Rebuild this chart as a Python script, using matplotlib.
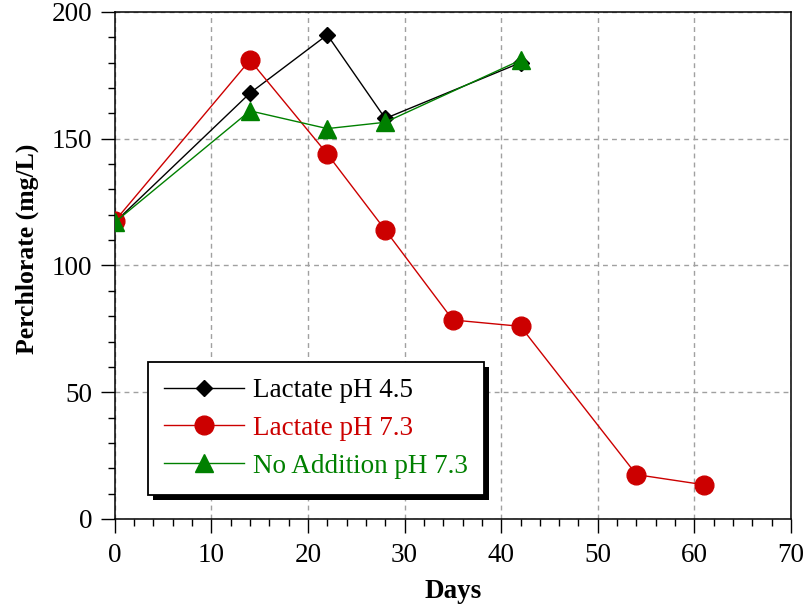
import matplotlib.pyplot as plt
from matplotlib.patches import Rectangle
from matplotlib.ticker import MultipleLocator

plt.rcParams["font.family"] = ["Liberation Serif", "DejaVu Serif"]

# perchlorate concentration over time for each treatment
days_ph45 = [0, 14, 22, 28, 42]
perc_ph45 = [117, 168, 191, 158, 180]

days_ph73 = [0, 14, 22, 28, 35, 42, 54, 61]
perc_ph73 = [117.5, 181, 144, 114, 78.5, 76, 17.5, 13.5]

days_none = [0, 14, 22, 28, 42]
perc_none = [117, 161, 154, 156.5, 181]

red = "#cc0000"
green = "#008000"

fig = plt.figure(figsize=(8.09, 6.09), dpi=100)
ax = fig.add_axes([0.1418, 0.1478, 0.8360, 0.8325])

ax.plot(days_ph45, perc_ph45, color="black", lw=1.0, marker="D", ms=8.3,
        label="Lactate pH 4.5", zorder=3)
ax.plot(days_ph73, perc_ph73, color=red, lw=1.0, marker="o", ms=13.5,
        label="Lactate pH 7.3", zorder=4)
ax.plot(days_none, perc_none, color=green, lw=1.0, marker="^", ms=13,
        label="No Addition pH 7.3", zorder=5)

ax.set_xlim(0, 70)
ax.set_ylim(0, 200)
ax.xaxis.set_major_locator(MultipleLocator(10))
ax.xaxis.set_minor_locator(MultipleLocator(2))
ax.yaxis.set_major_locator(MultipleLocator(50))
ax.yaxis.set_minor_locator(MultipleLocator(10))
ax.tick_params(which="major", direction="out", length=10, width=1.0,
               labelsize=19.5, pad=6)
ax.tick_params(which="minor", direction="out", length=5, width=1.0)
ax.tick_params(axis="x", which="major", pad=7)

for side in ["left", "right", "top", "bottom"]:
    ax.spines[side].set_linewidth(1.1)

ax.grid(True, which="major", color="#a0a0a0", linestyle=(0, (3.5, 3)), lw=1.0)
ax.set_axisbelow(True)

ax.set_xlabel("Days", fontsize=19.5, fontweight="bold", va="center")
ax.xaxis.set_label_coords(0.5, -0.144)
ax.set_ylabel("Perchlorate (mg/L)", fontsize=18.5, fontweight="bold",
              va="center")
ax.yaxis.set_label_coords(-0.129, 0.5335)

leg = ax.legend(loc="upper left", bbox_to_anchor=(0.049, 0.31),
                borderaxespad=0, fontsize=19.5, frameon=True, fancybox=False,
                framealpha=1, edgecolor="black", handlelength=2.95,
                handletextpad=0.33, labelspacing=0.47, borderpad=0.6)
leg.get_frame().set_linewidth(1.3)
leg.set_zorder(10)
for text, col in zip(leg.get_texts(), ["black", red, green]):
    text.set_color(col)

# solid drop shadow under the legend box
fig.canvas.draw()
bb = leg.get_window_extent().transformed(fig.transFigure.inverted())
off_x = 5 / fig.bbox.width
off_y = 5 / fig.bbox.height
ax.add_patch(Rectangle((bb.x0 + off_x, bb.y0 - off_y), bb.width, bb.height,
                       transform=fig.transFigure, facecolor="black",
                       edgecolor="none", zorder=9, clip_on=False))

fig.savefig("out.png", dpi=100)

——————————

• Exercise
Copy each line from the data above that includes "matplotlib".

• Exercise solution
Rebuild this chart as a Python script, using matplotlib.
import matplotlib.pyplot as plt
from matplotlib.patches import Rectangle
from matplotlib.ticker import MultipleLocator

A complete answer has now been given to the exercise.